-- start SUPPLIED ENTRIES --
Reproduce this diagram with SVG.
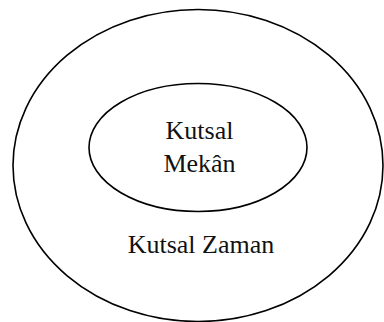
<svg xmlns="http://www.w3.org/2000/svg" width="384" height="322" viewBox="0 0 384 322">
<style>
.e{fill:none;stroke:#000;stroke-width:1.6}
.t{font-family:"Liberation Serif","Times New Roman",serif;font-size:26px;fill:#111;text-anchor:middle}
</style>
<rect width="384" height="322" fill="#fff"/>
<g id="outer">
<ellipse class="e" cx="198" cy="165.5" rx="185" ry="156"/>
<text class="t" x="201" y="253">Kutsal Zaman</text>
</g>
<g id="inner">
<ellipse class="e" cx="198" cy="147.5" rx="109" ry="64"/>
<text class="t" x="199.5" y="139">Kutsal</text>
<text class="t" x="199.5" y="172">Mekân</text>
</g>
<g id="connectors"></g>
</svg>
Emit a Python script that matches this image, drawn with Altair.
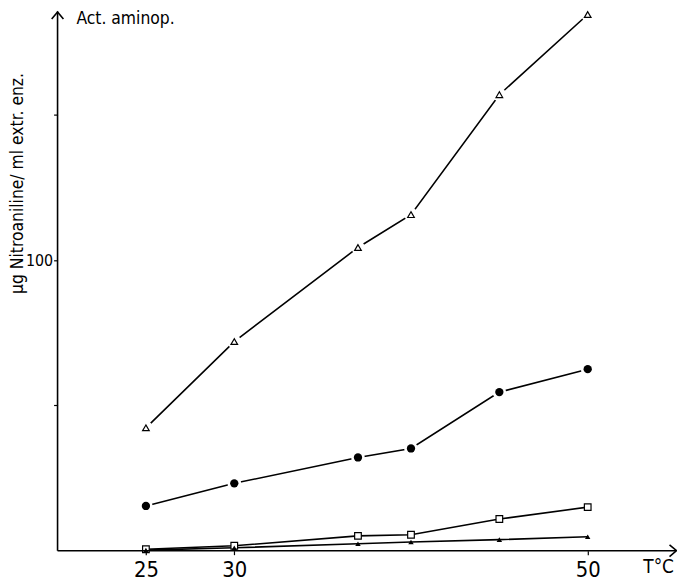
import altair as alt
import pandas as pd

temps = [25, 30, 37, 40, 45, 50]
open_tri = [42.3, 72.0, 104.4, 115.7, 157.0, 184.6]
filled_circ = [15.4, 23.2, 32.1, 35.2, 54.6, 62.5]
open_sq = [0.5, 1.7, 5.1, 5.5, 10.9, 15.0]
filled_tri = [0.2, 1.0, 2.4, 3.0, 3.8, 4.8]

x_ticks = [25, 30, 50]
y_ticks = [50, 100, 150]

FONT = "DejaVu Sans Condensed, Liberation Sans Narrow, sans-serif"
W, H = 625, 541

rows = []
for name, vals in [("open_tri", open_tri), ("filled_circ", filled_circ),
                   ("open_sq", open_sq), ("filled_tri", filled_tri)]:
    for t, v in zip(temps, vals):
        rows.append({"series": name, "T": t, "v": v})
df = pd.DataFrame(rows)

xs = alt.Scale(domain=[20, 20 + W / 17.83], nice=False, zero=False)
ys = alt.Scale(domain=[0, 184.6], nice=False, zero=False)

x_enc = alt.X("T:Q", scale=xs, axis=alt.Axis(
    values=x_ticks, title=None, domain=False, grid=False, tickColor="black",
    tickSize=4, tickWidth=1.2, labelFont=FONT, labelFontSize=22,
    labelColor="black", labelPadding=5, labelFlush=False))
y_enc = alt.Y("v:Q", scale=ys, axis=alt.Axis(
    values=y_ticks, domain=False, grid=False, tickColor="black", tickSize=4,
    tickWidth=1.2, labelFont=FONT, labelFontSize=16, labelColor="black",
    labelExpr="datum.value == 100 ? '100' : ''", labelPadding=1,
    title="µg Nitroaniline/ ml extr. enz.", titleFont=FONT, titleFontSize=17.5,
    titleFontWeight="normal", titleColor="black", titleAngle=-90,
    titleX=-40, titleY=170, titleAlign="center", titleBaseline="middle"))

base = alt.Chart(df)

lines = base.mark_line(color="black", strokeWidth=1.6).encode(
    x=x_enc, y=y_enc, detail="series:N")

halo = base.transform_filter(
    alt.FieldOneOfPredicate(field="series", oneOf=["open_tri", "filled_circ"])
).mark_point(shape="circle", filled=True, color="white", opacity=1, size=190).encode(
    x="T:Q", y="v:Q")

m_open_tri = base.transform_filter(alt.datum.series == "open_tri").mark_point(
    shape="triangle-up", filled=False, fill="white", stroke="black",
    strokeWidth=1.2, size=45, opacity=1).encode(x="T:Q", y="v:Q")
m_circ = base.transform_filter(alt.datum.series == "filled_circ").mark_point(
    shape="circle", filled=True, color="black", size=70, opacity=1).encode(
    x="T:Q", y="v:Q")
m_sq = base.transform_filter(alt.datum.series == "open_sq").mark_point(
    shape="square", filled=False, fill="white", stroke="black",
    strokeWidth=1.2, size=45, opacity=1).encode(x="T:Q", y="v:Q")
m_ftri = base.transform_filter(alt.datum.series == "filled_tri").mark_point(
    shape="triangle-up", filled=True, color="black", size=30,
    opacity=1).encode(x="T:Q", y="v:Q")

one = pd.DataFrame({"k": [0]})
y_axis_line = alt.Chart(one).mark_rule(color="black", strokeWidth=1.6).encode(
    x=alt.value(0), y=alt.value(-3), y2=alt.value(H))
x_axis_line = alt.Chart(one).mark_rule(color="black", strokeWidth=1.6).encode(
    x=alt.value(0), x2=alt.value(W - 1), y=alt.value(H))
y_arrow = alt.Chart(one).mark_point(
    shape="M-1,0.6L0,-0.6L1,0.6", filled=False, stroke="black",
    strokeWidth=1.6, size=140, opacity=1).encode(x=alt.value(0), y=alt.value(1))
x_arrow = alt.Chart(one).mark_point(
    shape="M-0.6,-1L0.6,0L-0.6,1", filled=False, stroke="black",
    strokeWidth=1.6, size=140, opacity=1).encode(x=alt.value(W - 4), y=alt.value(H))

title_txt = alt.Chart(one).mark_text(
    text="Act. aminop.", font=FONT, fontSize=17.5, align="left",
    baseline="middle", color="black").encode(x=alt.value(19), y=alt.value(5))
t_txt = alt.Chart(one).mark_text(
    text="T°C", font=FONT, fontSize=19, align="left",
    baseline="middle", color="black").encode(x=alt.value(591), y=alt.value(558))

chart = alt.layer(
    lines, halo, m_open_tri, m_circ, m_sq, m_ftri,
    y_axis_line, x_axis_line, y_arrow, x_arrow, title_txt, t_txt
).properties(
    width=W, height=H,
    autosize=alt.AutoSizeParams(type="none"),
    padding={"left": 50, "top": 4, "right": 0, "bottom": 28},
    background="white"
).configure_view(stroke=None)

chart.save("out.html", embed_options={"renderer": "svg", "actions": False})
-- end SUPPLIED ENTRIES --
SHORT EXERCISE.
Set down the records above word for word, from the first line through the line containing "ys = alt.Scale(domain=[0, 184.6], nice=False, zero=False)", both included; leave out the pictures.

RESULT BELOW.
Reproduce this diagram with SVG.
<svg xmlns="http://www.w3.org/2000/svg" width="384" height="322" viewBox="0 0 384 322">
<style>
.e{fill:none;stroke:#000;stroke-width:1.6}
.t{font-family:"Liberation Serif","Times New Roman",serif;font-size:26px;fill:#111;text-anchor:middle}
</style>
<rect width="384" height="322" fill="#fff"/>
<g id="outer">
<ellipse class="e" cx="198" cy="165.5" rx="185" ry="156"/>
<text class="t" x="201" y="253">Kutsal Zaman</text>
</g>
<g id="inner">
<ellipse class="e" cx="198" cy="147.5" rx="109" ry="64"/>
<text class="t" x="199.5" y="139">Kutsal</text>
<text class="t" x="199.5" y="172">Mekân</text>
</g>
<g id="connectors"></g>
</svg>
Emit a Python script that matches this image, drawn with Altair.
import altair as alt
import pandas as pd

temps = [25, 30, 37, 40, 45, 50]
open_tri = [42.3, 72.0, 104.4, 115.7, 157.0, 184.6]
filled_circ = [15.4, 23.2, 32.1, 35.2, 54.6, 62.5]
open_sq = [0.5, 1.7, 5.1, 5.5, 10.9, 15.0]
filled_tri = [0.2, 1.0, 2.4, 3.0, 3.8, 4.8]

x_ticks = [25, 30, 50]
y_ticks = [50, 100, 150]

FONT = "DejaVu Sans Condensed, Liberation Sans Narrow, sans-serif"
W, H = 625, 541

rows = []
for name, vals in [("open_tri", open_tri), ("filled_circ", filled_circ),
                   ("open_sq", open_sq), ("filled_tri", filled_tri)]:
    for t, v in zip(temps, vals):
        rows.append({"series": name, "T": t, "v": v})
df = pd.DataFrame(rows)

xs = alt.Scale(domain=[20, 20 + W / 17.83], nice=False, zero=False)
ys = alt.Scale(domain=[0, 184.6], nice=False, zero=False)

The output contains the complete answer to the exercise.